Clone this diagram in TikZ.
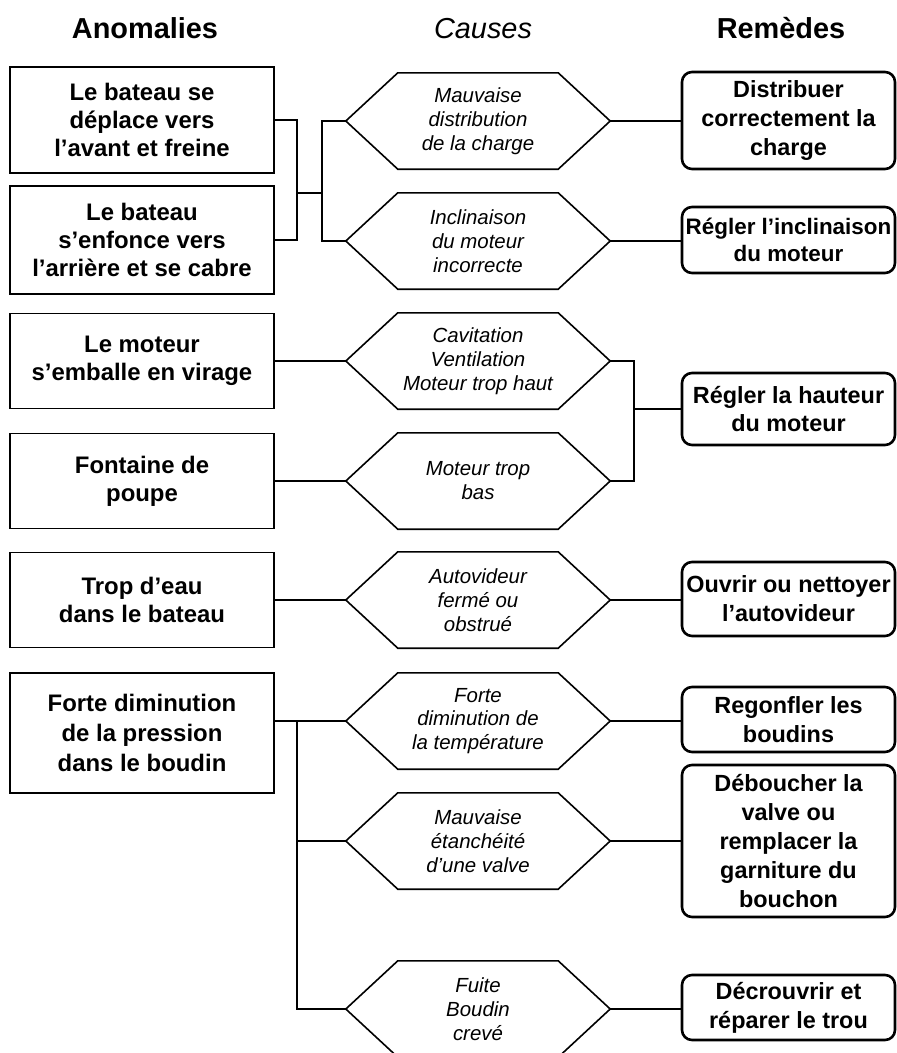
\documentclass[tikz,border=0pt]{standalone}
\usepackage{fontspec}
\setmainfont{Liberation Sans}
\begin{document}
\begin{tikzpicture}[x=1bp,y=-1bp,
  head/.style={inner sep=0pt, anchor=base, font=\fontsize{29}{34}\selectfont},
  anom/.style={draw, line width=1.6bp, minimum width=264bp, align=center, inner sep=0pt, font=\bfseries\fontsize{24}{28}\selectfont},
  cause/.style={minimum width=264bp, minimum height=96bp, inner sep=0pt, align=center, font=\itshape\fontsize{20.5}{24}\selectfont},
  hexline/.style={line width=1.6bp, line join=miter},
  remede/.style={draw, line width=2.6bp, rounded corners=10bp, minimum width=213bp, align=center, inner sep=0pt, font=\bfseries\fontsize{23.5}{29}\selectfont},
  link/.style={line width=1.6bp}]
\useasboundingbox (0,0) rectangle (897,1053);
\fill[white] (0,0) rectangle (897,1053);

% headers
\node[head, font=\bfseries\fontsize{29}{34}\selectfont] (T1) at (145,38) {Anomalies};
\node[head, font=\itshape\fontsize{29}{34}\selectfont] (T2) at (483,38) {Causes};
\node[head, font=\bfseries\fontsize{29}{34}\selectfont] (T3) at (781,38) {Remèdes};

% anomalies
\node[anom, minimum height=106bp] (A1) at (142,120) {Le bateau se\\déplace vers\\l’avant et freine};
\node[anom, minimum height=108bp] (A2) at (142,240) {Le bateau\\s’enfonce vers\\l’arrière et se cabre};
\node[anom, minimum height=95bp] (A3) at (142,361) {Le moteur\\s’emballe en virage};
\node[anom, minimum height=95bp] (A4) at (142,481) {Fontaine de\\poupe};
\node[anom, minimum height=95bp] (A5) at (142,600) {Trop d’eau\\dans le bateau};
\node[anom, minimum height=120bp, font=\bfseries\fontsize{24}{30.5}\selectfont] (A6) at (142,733) {Forte diminution\\de la pression\\dans le boudin};

% causes
\node[cause] (H1) at (478,121) {Mauvaise\\distribution\\de la charge};
\node[cause] (H2) at (478,241) {Inclinaison\\du moteur\\incorrecte};
\node[cause] (H3) at (478,361) {Cavitation\\Ventilation\\Moteur trop haut};
\node[cause] (H4) at (478,481) {Moteur trop\\bas};
\node[cause] (H5) at (478,600) {Autovideur\\fermé ou\\obstrué};
\node[cause] (H6) at (478,721) {Forte\\diminution de\\la température};
\node[cause] (H7) at (478,841) {Mauvaise\\étanchéité\\d’une valve};
\node[cause] (H8) at (478,1009) {Fuite\\Boudin\\crevé};
\foreach \n in {H1,H2,H3,H4,H5,H6,H7,H8}
  \draw[hexline] (\n.west) -- ([xshift=52bp]\n.north west) -- ([xshift=-52bp]\n.north east)
    -- (\n.east) -- ([xshift=-52bp]\n.south east) -- ([xshift=52bp]\n.south west) -- cycle;

% remedies
\node[remede, minimum height=97bp] (R1) at (788.5,120.5) {Distribuer\\correctement la\\charge};
\node[remede, minimum height=66bp, font=\bfseries\fontsize{22.5}{27}\selectfont] (R2) at (788.5,240) {Régler l’inclinaison\\du moteur};
\node[remede, minimum height=72bp] (R3) at (788.5,409) {Régler la hauteur\\du moteur};
\node[remede, minimum height=74bp] (R4) at (788.5,599) {Ouvrir ou nettoyer\\l’autovideur};
\node[remede, minimum height=65bp] (R5) at (788.5,719.5) {Regonfler les\\boudins};
\node[remede, minimum height=152bp] (R6) at (788.5,841) {Déboucher la\\valve ou\\remplacer la\\garniture du\\bouchon};
\node[remede, minimum height=65bp] (R7) at (788.5,1007.5) {Décrouvrir et\\réparer le trou};

% junctions
\coordinate (J1) at (297,193);
\coordinate (K1) at (322,193);
\coordinate (J2) at (634,409);
\coordinate (J3) at (297,721);

% connectors group 1
\draw[link] (A1.east) -| (J1);
\draw[link] (A2.east) -| (J1);
\draw[link] (J1) -- (K1);
\draw[link] (H1.west) -| (K1);
\draw[link] (H2.west) -| (K1);
\draw[link] (H1.east) -- (H1.east -| R1.west);
\draw[link] (H2.east) -- (H2.east -| R2.west);

% group 2
\draw[link] (A3.east) -- (H3.west);
\draw[link] (A4.east) -- (H4.west);
\draw[link] (H3.east) -| (J2);
\draw[link] (H4.east) -| (J2);
\draw[link] (J2) -- (R3.west);

% group 3
\draw[link] (A5.east) -- (H5.west);
\draw[link] (H5.east) -- (H5.east -| R4.west);

% group 4
\draw[link] (A6.east |- H6.west) -- (H6.west);
\draw[link] (J3) |- (H8.west);
\draw[link] (J3 |- H7.west) -- (H7.west);
\draw[link] (H6.east) -- (H6.east -| R5.west);
\draw[link] (H7.east) -- (R6.west);
\draw[link] (H8.east) -- (H8.east -| R7.west);
\end{tikzpicture}
\end{document}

#####

YOUR TASK: Return each line from the material above exactly, but not the pictures.

FULL SOLUTION:
Clone this diagram in TikZ.
\documentclass[tikz,border=0pt]{standalone}
\usepackage{fontspec}
\setmainfont{Liberation Sans}
\begin{document}
\begin{tikzpicture}[x=1bp,y=-1bp,
  head/.style={inner sep=0pt, anchor=base, font=\fontsize{29}{34}\selectfont},
  anom/.style={draw, line width=1.6bp, minimum width=264bp, align=center, inner sep=0pt, font=\bfseries\fontsize{24}{28}\selectfont},
  cause/.style={minimum width=264bp, minimum height=96bp, inner sep=0pt, align=center, font=\itshape\fontsize{20.5}{24}\selectfont},
  hexline/.style={line width=1.6bp, line join=miter},
  remede/.style={draw, line width=2.6bp, rounded corners=10bp, minimum width=213bp, align=center, inner sep=0pt, font=\bfseries\fontsize{23.5}{29}\selectfont},
  link/.style={line width=1.6bp}]
\useasboundingbox (0,0) rectangle (897,1053);
\fill[white] (0,0) rectangle (897,1053);

% headers
\node[head, font=\bfseries\fontsize{29}{34}\selectfont] (T1) at (145,38) {Anomalies};
\node[head, font=\itshape\fontsize{29}{34}\selectfont] (T2) at (483,38) {Causes};
\node[head, font=\bfseries\fontsize{29}{34}\selectfont] (T3) at (781,38) {Remèdes};

% anomalies
\node[anom, minimum height=106bp] (A1) at (142,120) {Le bateau se\\déplace vers\\l’avant et freine};
\node[anom, minimum height=108bp] (A2) at (142,240) {Le bateau\\s’enfonce vers\\l’arrière et se cabre};
\node[anom, minimum height=95bp] (A3) at (142,361) {Le moteur\\s’emballe en virage};
\node[anom, minimum height=95bp] (A4) at (142,481) {Fontaine de\\poupe};
\node[anom, minimum height=95bp] (A5) at (142,600) {Trop d’eau\\dans le bateau};
\node[anom, minimum height=120bp, font=\bfseries\fontsize{24}{30.5}\selectfont] (A6) at (142,733) {Forte diminution\\de la pression\\dans le boudin};

% causes
\node[cause] (H1) at (478,121) {Mauvaise\\distribution\\de la charge};
\node[cause] (H2) at (478,241) {Inclinaison\\du moteur\\incorrecte};
\node[cause] (H3) at (478,361) {Cavitation\\Ventilation\\Moteur trop haut};
\node[cause] (H4) at (478,481) {Moteur trop\\bas};
\node[cause] (H5) at (478,600) {Autovideur\\fermé ou\\obstrué};
\node[cause] (H6) at (478,721) {Forte\\diminution de\\la température};
\node[cause] (H7) at (478,841) {Mauvaise\\étanchéité\\d’une valve};
\node[cause] (H8) at (478,1009) {Fuite\\Boudin\\crevé};
\foreach \n in {H1,H2,H3,H4,H5,H6,H7,H8}
  \draw[hexline] (\n.west) -- ([xshift=52bp]\n.north west) -- ([xshift=-52bp]\n.north east)
    -- (\n.east) -- ([xshift=-52bp]\n.south east) -- ([xshift=52bp]\n.south west) -- cycle;

% remedies
\node[remede, minimum height=97bp] (R1) at (788.5,120.5) {Distribuer\\correctement la\\charge};
\node[remede, minimum height=66bp, font=\bfseries\fontsize{22.5}{27}\selectfont] (R2) at (788.5,240) {Régler l’inclinaison\\du moteur};
\node[remede, minimum height=72bp] (R3) at (788.5,409) {Régler la hauteur\\du moteur};
\node[remede, minimum height=74bp] (R4) at (788.5,599) {Ouvrir ou nettoyer\\l’autovideur};
\node[remede, minimum height=65bp] (R5) at (788.5,719.5) {Regonfler les\\boudins};
\node[remede, minimum height=152bp] (R6) at (788.5,841) {Déboucher la\\valve ou\\remplacer la\\garniture du\\bouchon};
\node[remede, minimum height=65bp] (R7) at (788.5,1007.5) {Décrouvrir et\\réparer le trou};

% junctions
\coordinate (J1) at (297,193);
\coordinate (K1) at (322,193);
\coordinate (J2) at (634,409);
\coordinate (J3) at (297,721);

% connectors group 1
\draw[link] (A1.east) -| (J1);
\draw[link] (A2.east) -| (J1);
\draw[link] (J1) -- (K1);
\draw[link] (H1.west) -| (K1);
\draw[link] (H2.west) -| (K1);
\draw[link] (H1.east) -- (H1.east -| R1.west);
\draw[link] (H2.east) -- (H2.east -| R2.west);

% group 2
\draw[link] (A3.east) -- (H3.west);
\draw[link] (A4.east) -- (H4.west);
\draw[link] (H3.east) -| (J2);
\draw[link] (H4.east) -| (J2);
\draw[link] (J2) -- (R3.west);

% group 3
\draw[link] (A5.east) -- (H5.west);
\draw[link] (H5.east) -- (H5.east -| R4.west);

% group 4
\draw[link] (A6.east |- H6.west) -- (H6.west);
\draw[link] (J3) |- (H8.west);
\draw[link] (J3 |- H7.west) -- (H7.west);
\draw[link] (H6.east) -- (H6.east -| R5.west);
\draw[link] (H7.east) -- (R6.west);
\draw[link] (H8.east) -- (H8.east -| R7.west);
\end{tikzpicture}
\end{document}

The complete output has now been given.